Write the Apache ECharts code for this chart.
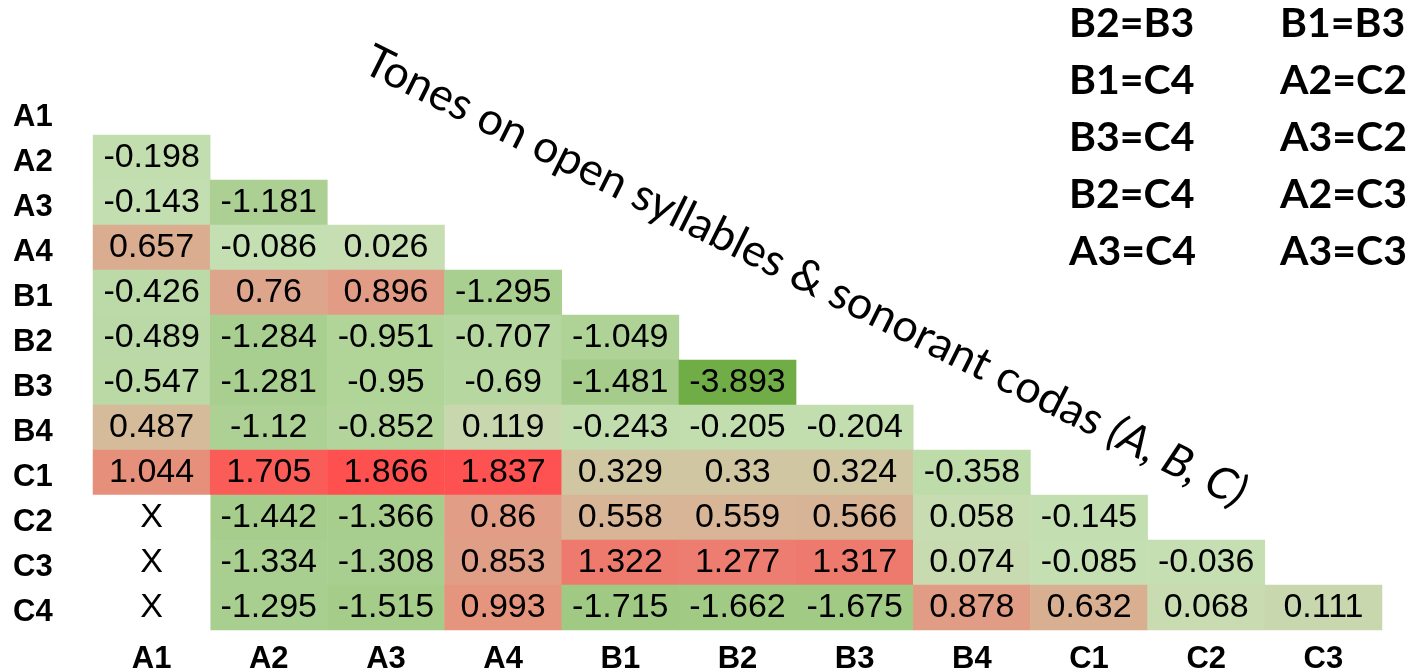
<!DOCTYPE html>
<html>
<head>
<meta charset="utf-8">
<script src="https://cdn.jsdelivr.net/npm/echarts@6/dist/echarts.min.js"></script>
<style>
  html, body { margin: 0; padding: 0; background: #fff; }
  #chart { width: 1416px; height: 671px; }
</style>
</head>
<body>
<div id="chart"></div>
<script>
// categories
var colLabels = ['A1', 'A2', 'A3', 'A4', 'B1', 'B2', 'B3', 'B4', 'C1', 'C2', 'C3'];
var rowLabels = ['A1', 'A2', 'A3', 'A4', 'B1', 'B2', 'B3', 'B4', 'C1', 'C2', 'C3', 'C4'];

// lower triangle, one list per row; null = "X" (no comparison)
var rowValues = [
    [],
    [-0.198],
    [-0.143, -1.181],
    [0.657, -0.086, 0.026],
    [-0.426, 0.76, 0.896, -1.295],
    [-0.489, -1.284, -0.951, -0.707, -1.049],
    [-0.547, -1.281, -0.95, -0.69, -1.481, -3.893],
    [0.487, -1.12, -0.852, 0.119, -0.243, -0.205, -0.204],
    [1.044, 1.705, 1.866, 1.837, 0.329, 0.33, 0.324, -0.358],
    [null, -1.442, -1.366, 0.86, 0.558, 0.559, 0.566, 0.058, -0.145],
    [null, -1.334, -1.308, 0.853, 1.322, 1.277, 1.317, 0.074, -0.085, -0.036],
    [null, -1.295, -1.515, 0.993, -1.715, -1.662, -1.675, 0.878, 0.632, 0.068, 0.111]
];

// non-significant pairs listed top right
var equalLeft = ['B2=B3', 'B1=C4', 'B3=C4', 'B2=C4', 'A3=C4'];
var equalRight = ['B1=B3', 'A2=C2', 'A3=C2', 'A2=C3', 'A3=C3'];

var titleMain = 'Tones on open syllables & sonorant codas ';
var titleTail = '(A, B, C)';

var cells = [];
var xCells = [];
rowValues.forEach(function (row, r) {
    row.forEach(function (v, c) {
        if (v === null) {
            xCells.push([c, r, 0]);
        } else {
            cells.push([c, r, v]);
        }
    });
});

/**
 * 3色刻度：绿 - 浅绿(0) - 红
 */
var green = [112, 173, 71], mid = [198, 224, 180], red = [255, 80, 80];
function mix(a, b, t) {
    return 'rgb(' + a.map(function (x, i) { return Math.round(x + (b[i] - x) * t); }).join(',') + ')';
}
var vMin = Math.min.apply(null, cells.map(function (d) { return d[2]; }));
var vMax = Math.max.apply(null, cells.map(function (d) { return d[2]; }));
var stops = [];
for (var i = 0; i <= 60; i++) {
    var v = vMin + (vMax - vMin) * i / 60;
    stops.push(v < 0 ? mix(green, mid, (v - vMin) / -vMin) : mix(mid, red, v / vMax));
}

var labelFont = 'Liberation Sans, Arial, sans-serif';
var graphics = [{
    type: 'text',
    x: 367,
    y: 58,
    rotation: -26.5 * Math.PI / 180,
    style: {
        text: '{n|' + titleMain + '}{i|' + titleTail + '}',
        align: 'left',
        verticalAlign: 'middle',
        rich: {
            n: { fontFamily: 'Lato', fontSize: 45, fill: '#000' },
            i: { fontFamily: 'Lato', fontSize: 45, fontStyle: 'italic', fill: '#000' }
        }
    }
}];
equalLeft.forEach(function (t, k) {
    [[1069, t], [1280, equalRight[k]]].forEach(function (p) {
        graphics.push({
            type: 'text',
            x: p[0],
            y: 24 + k * 57,
            style: {
                text: p[1],
                fontFamily: 'Lato',
                fontWeight: 'bold',
                fontSize: 41,
                fill: '#000',
                align: 'left',
                verticalAlign: 'middle'
            }
        });
    });
});

var option = {
    backgroundColor: '#fff',
    animation: false,
    grid: { left: 93, top: 90, right: 34, bottom: 41, containLabel: false, outerBoundsMode: 'none' },
    xAxis: {
        type: 'category',
        data: colLabels,
        axisLine: { show: false },
        axisTick: { show: false },
        splitLine: { show: false },
        axisLabel: { color: '#000', fontFamily: labelFont, fontWeight: 'bold', fontSize: 31, margin: 14 }
    },
    yAxis: {
        type: 'category',
        data: rowLabels,
        inverse: true,
        axisLine: { show: false },
        axisTick: { show: false },
        splitLine: { show: false },
        axisLabel: {
            color: '#000', fontFamily: labelFont, fontWeight: 'bold', fontSize: 31,
            align: 'left', margin: 80, verticalAlign: 'top', lineHeight: 10
        }
    },
    visualMap: {
        show: false,
        type: 'continuous',
        seriesIndex: 0,
        min: vMin,
        max: vMax,
        inRange: { color: stops }
    },
    graphic: graphics,
    series: [
        {
            type: 'heatmap',
            data: cells,
            label: {
                show: true,
                color: '#000',
                fontFamily: labelFont,
                fontSize: 34,
                formatter: function (p) { return String(p.value[2]); }
            },
            emphasis: { disabled: true }
        },
        {
            type: 'heatmap',
            data: xCells,
            itemStyle: { color: '#fff' },
            label: {
                show: true,
                color: '#000',
                fontFamily: labelFont,
                fontSize: 34,
                formatter: 'X'
            },
            emphasis: { disabled: true }
        }
    ]
};

var chart = echarts.init(document.getElementById('chart'));
chart.setOption(option);
</script>
</body>
</html>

▸ **To be done**:
Without the pictures, write out all of the material exactly.

▸ **Worked solution**:
Write the Apache ECharts code for this chart.
<!DOCTYPE html>
<html>
<head>
<meta charset="utf-8">
<script src="https://cdn.jsdelivr.net/npm/echarts@6/dist/echarts.min.js"></script>
<style>
  html, body { margin: 0; padding: 0; background: #fff; }
  #chart { width: 1416px; height: 671px; }
</style>
</head>
<body>
<div id="chart"></div>
<script>
// categories
var colLabels = ['A1', 'A2', 'A3', 'A4', 'B1', 'B2', 'B3', 'B4', 'C1', 'C2', 'C3'];
var rowLabels = ['A1', 'A2', 'A3', 'A4', 'B1', 'B2', 'B3', 'B4', 'C1', 'C2', 'C3', 'C4'];

// lower triangle, one list per row; null = "X" (no comparison)
var rowValues = [
    [],
    [-0.198],
    [-0.143, -1.181],
    [0.657, -0.086, 0.026],
    [-0.426, 0.76, 0.896, -1.295],
    [-0.489, -1.284, -0.951, -0.707, -1.049],
    [-0.547, -1.281, -0.95, -0.69, -1.481, -3.893],
    [0.487, -1.12, -0.852, 0.119, -0.243, -0.205, -0.204],
    [1.044, 1.705, 1.866, 1.837, 0.329, 0.33, 0.324, -0.358],
    [null, -1.442, -1.366, 0.86, 0.558, 0.559, 0.566, 0.058, -0.145],
    [null, -1.334, -1.308, 0.853, 1.322, 1.277, 1.317, 0.074, -0.085, -0.036],
    [null, -1.295, -1.515, 0.993, -1.715, -1.662, -1.675, 0.878, 0.632, 0.068, 0.111]
];

// non-significant pairs listed top right
var equalLeft = ['B2=B3', 'B1=C4', 'B3=C4', 'B2=C4', 'A3=C4'];
var equalRight = ['B1=B3', 'A2=C2', 'A3=C2', 'A2=C3', 'A3=C3'];

var titleMain = 'Tones on open syllables & sonorant codas ';
var titleTail = '(A, B, C)';

var cells = [];
var xCells = [];
rowValues.forEach(function (row, r) {
    row.forEach(function (v, c) {
        if (v === null) {
            xCells.push([c, r, 0]);
        } else {
            cells.push([c, r, v]);
        }
    });
});

/**
 * 3色刻度：绿 - 浅绿(0) - 红
 */
var green = [112, 173, 71], mid = [198, 224, 180], red = [255, 80, 80];
function mix(a, b, t) {
    return 'rgb(' + a.map(function (x, i) { return Math.round(x + (b[i] - x) * t); }).join(',') + ')';
}
var vMin = Math.min.apply(null, cells.map(function (d) { return d[2]; }));
var vMax = Math.max.apply(null, cells.map(function (d) { return d[2]; }));
var stops = [];
for (var i = 0; i <= 60; i++) {
    var v = vMin + (vMax - vMin) * i / 60;
    stops.push(v < 0 ? mix(green, mid, (v - vMin) / -vMin) : mix(mid, red, v / vMax));
}

var labelFont = 'Liberation Sans, Arial, sans-serif';
var graphics = [{
    type: 'text',
    x: 367,
    y: 58,
    rotation: -26.5 * Math.PI / 180,
    style: {
        text: '{n|' + titleMain + '}{i|' + titleTail + '}',
        align: 'left',
        verticalAlign: 'middle',
        rich: {
            n: { fontFamily: 'Lato', fontSize: 45, fill: '#000' },
            i: { fontFamily: 'Lato', fontSize: 45, fontStyle: 'italic', fill: '#000' }
        }
    }
}];
equalLeft.forEach(function (t, k) {
    [[1069, t], [1280, equalRight[k]]].forEach(function (p) {
        graphics.push({
            type: 'text',
            x: p[0],
            y: 24 + k * 57,
            style: {
                text: p[1],
                fontFamily: 'Lato',
                fontWeight: 'bold',
                fontSize: 41,
                fill: '#000',
                align: 'left',
                verticalAlign: 'middle'
            }
        });
    });
});

var option = {
    backgroundColor: '#fff',
    animation: false,
    grid: { left: 93, top: 90, right: 34, bottom: 41, containLabel: false, outerBoundsMode: 'none' },
    xAxis: {
        type: 'category',
        data: colLabels,
        axisLine: { show: false },
        axisTick: { show: false },
        splitLine: { show: false },
        axisLabel: { color: '#000', fontFamily: labelFont, fontWeight: 'bold', fontSize: 31, margin: 14 }
    },
    yAxis: {
        type: 'category',
        data: rowLabels,
        inverse: true,
        axisLine: { show: false },
        axisTick: { show: false },
        splitLine: { show: false },
        axisLabel: {
            color: '#000', fontFamily: labelFont, fontWeight: 'bold', fontSize: 31,
            align: 'left', margin: 80, verticalAlign: 'top', lineHeight: 10
        }
    },
    visualMap: {
        show: false,
        type: 'continuous',
        seriesIndex: 0,
        min: vMin,
        max: vMax,
        inRange: { color: stops }
    },
    graphic: graphics,
    series: [
        {
            type: 'heatmap',
            data: cells,
            label: {
                show: true,
                color: '#000',
                fontFamily: labelFont,
                fontSize: 34,
                formatter: function (p) { return String(p.value[2]); }
            },
            emphasis: { disabled: true }
        },
        {
            type: 'heatmap',
            data: xCells,
            itemStyle: { color: '#fff' },
            label: {
                show: true,
                color: '#000',
                fontFamily: labelFont,
                fontSize: 34,
                formatter: 'X'
            },
            emphasis: { disabled: true }
        }
    ]
};

var chart = echarts.init(document.getElementById('chart'));
chart.setOption(option);
</script>
</body>
</html>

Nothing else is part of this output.